Be humble, and cast down the pride of thy mind;
There is darkness before, and darkness behind,
Clouds and thick darkness, ephemeral breath,
Be dumb to the mystery of Sin and of Death!
Yet,-- if to a guess thou canst duteously come,
In faith and in reason let this be the sum,--
All help'd at Man's world, both evil and good,
The Angels who fell, as the Angels who stood;
But the Father of Heaven pour'd peace on the strife,
By adding all virtues, and pleasures, and life,
By kind compensation for every ill,
And giving their cures to the poisons that kill.

Wo too may have each his particular Star,
With its Angel for viceroy, blazing afar;
That Angel, to cheer us and order our ways
Through duty to glory from life's barren maze,
Ministering help and deliv'rance to those
Who win their salvation through trials and woes;
That Star, whence some 'Amorite' hath been down hurl'd
Out of his heritage, out of his world,
Desolate since, till Men should arise
Redeem'd and renew'd to be kings in the skies
Of thrones that were lost by those Leaders in Sin,
That the Israel of Christ might with joy enter in!

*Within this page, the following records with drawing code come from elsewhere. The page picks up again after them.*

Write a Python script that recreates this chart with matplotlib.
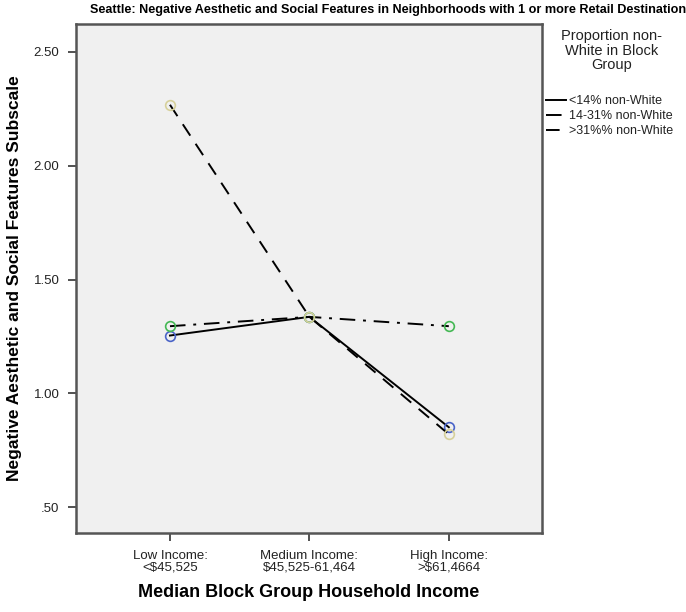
import matplotlib.pyplot as plt

plt.rcParams['font.family'] = ['Liberation Sans', 'DejaVu Sans']

# данные
categories = ["Low Income:\n<$45,525", "Medium Income:\n$45,525-61,464", "High Income:\n>$61,4664"]
groups = ["<14% non-White", "14-31% non-White", ">31%% non-White"]
under_14 = [1.254, 1.336, 0.851]
from_14_to_31 = [1.295, 1.336, 1.295]
over_31 = [2.268, 1.336, 0.820]
y_ticks = [0.5, 1.0, 1.5, 2.0, 2.5]
y_tick_labels = [".50", "1.00", "1.50", "2.00", "2.50"]

series = [under_14, from_14_to_31, over_31]
line_styles = ['-', (0, (8, 4, 1.5, 4)), (0, (7, 5))]
marker_colors = ['#4a64c8', '#44b854', '#d6d09a']

fig = plt.figure(figsize=(6.86, 6.12), dpi=100)
ax = fig.add_axes([0.1108, 0.129, 0.679, 0.8318])
ax.set_facecolor('#f0f0f0')

x = list(range(len(categories)))
handles = []
for vals, ls, mc, name in zip(series, line_styles, marker_colors, groups):
    line, = ax.plot(x, vals, color='black', linestyle=ls, linewidth=1.4, label=name)
    ax.plot(x, vals, linestyle='none', marker='o', markersize=7, markerfacecolor='none',
            markeredgecolor=mc, markeredgewidth=1.2)
    handles.append(line)

ax.set_xlim(-0.674, 2.667)
ax.set_ylim(0.386, 2.623)
ax.set_xticks(x)
ax.set_xticklabels(categories, fontsize=9.5, color='#222222', linespacing=0.95)
ax.set_yticks(y_ticks)
ax.set_yticklabels(y_tick_labels, fontsize=9.5, color='#222222')
ax.tick_params(axis='both', length=6, width=1.2, color='#333333', pad=6)
for s in ax.spines.values():
    s.set_linewidth(1.8)
    s.set_color('#555555')

ax.set_xlabel("Median Block Group Household Income", fontsize=13, fontweight='bold', labelpad=8)
ax.set_ylabel("Negative Aesthetic and Social Features Subscale", fontsize=12.5, fontweight='bold', labelpad=8)

fig.text(0.565, 0.983, "Seattle: Negative Aesthetic and Social Features in Neighborhoods with 1 or more Retail Destination",
         ha='center', va='center', fontsize=9.1, fontweight='bold')

fig.text(0.892, 0.952, "Proportion non-\nWhite in Block\nGroup", ha='center', va='top',
         fontsize=10.5, color='#222222', linespacing=1.05)

leg = fig.legend(handles=handles, labels=groups, loc='upper left', bbox_to_anchor=(0.787, 0.855),
                 frameon=False, fontsize=9, handlelength=1.6, handletextpad=0.2,
                 labelspacing=0.25, borderpad=0)
for t in leg.get_texts():
    t.set_color('#222222')

fig.savefig('out.png', dpi=100)
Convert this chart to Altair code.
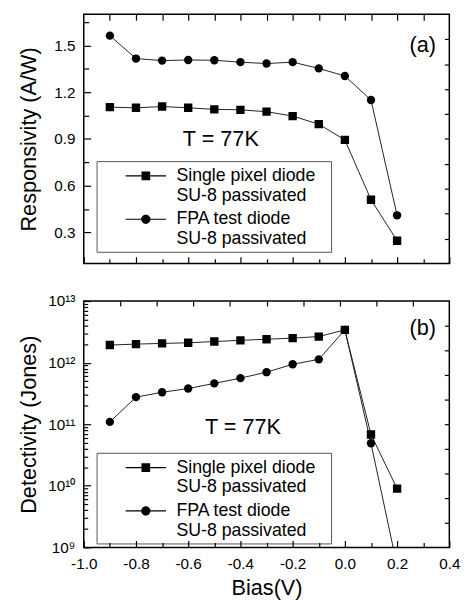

And should not all Sciences each have its Chief,
Its Angel, its Muse -- old classic belief --
Delighting with earnest intelligent love
In scholars and lessons so taught from above?
Hath Music no Spirit? Hath Eloquence none,
Controlling and making the multitude one?
And is there no Essence, no Power, that lurks
Greater than Man's in his words and his works?
The poet, the painter, live out their short lives,
But Art is immortal, and Nature survives;
For each had been help'd in his gift or his skill
By some better Angel that work'd with his will,
Some Clio, Euterpe,-- or other sweet name,
Earth's echo perchance of more heavenly fame.

Yes; Ancient Tradition remembers the day
When God gave each Servant his sphere and his sway,
The gracious reward of some tribute received,
The sweet compensation for labour achieved:
And Spirits were drest as Humanities then,
For Eden saw Christ in the likeness of Men;
And still in their shining apparel were found
Youthful and beautiful, minist'ring round,
Legions of Angels all over this Earth
In that happy morn of its innocent birth:
But soon came the Change; the Sin, and the storm,
All beauty, all good, all grace to deform;
And so, They departed; dismay'd by the Fall,
That frightful explosion to scatter them all:--
Still, some may have linger'd.--
And now does it seem
Half truth, or all fable, that classical dream?